Gregório de Nissa recorre muito a filósofos pagãos, mas mantendo sempre uma atitude cristã. Foi influenciado sobretudo por Platão, pelo neoplatonismo e também por elementos estóicos. Era convicção sua que devia utilizar a razão para procurar demonstrar os mistérios da Revelação. Contudo, na impossibilidade de o fazer, considerava que a fé havia que ser transmitida tal como fora recebida.

A Trindade

Para explicar este mistério, Gregório de Nissa recorre a Platão, enveredando por uma explicação demasiado realista: compara a natureza divina à humana, referindo que ao dizermos “homem” queremos referir a natureza humana, de modo que não poderemos dizer “três homens”. Com isto, mostra admitir a ideia platónica de que há uma só essência para muitos indivíduos, confundindo o abstracto com o concreto. Para explicar a Trindade, defende que a ideia universal é algo real.

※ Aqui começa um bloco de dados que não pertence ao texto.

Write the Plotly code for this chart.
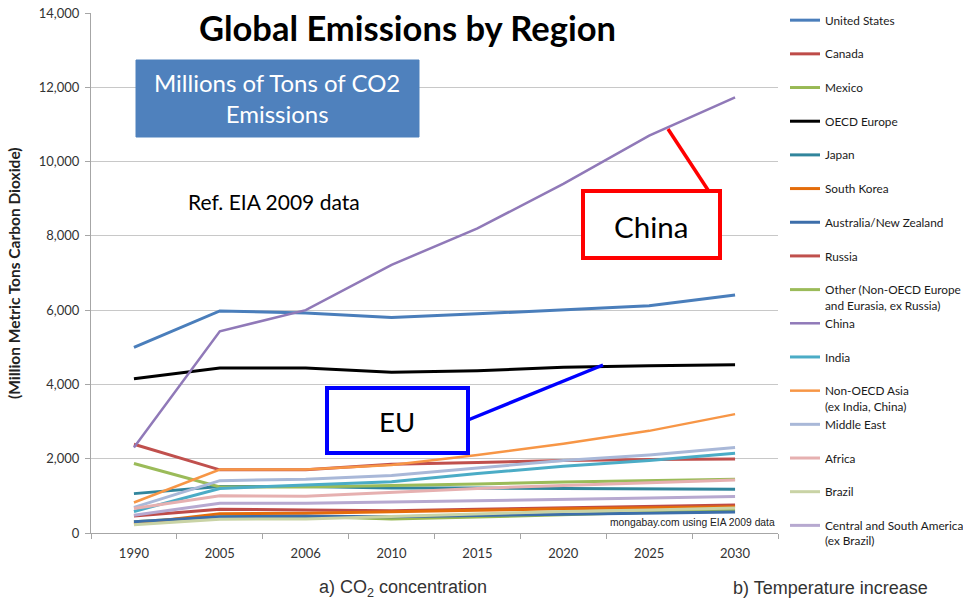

A distinção das pessoas divinas dá-se somente nas suas relações imanentes. A acção externa é una e comum às três pessoas. A distinção dá-se no imanente, entre o que gera e o que é gerado. O Espírito Santo procede do Pai através do Filho, contudo, o Espírito de Deus é também Espírito do Filho. Gregório de Nissa vai mais além do que os outros no aprofundamento das relações entre o Espírito Santo e Cristo.

Cristologia

Gregório de Nissa apresenta uma nítida distinção entre as duas naturezas de Cristo. Não existe confusão quando consideramos cada uma delas em si mesma. Assim, nem a carne existe desde sempre, nem o Verbo começou a existir no fim dos tempos. Em relação aos restantes atributos de Cristo, conserva-se esta distinção, podendo uns ser atribuídos à sua natureza humana e outros à sua natureza divina. No entanto, Gregório de Nissa admite totalmente a communicatio idiomatum: por causa da união, os atributos próprios de cada uma das naturezas pertencem a ambas.

As duas naturezas continuam distintas mesmo após a exaltação de Cristo. Mas, apesar destas duas naturezas, existe em Cristo uma só pessoa.

Mariologia

Gregório de Nissa, como vimos, defende a realidade da natureza humana e divina de Cristo. Ora, o Filho de Deus tomou a natureza humana a partir da Virgem Maria. Assim, ela pode com propriedade ser chamada Mãe de Deus (Theotokos).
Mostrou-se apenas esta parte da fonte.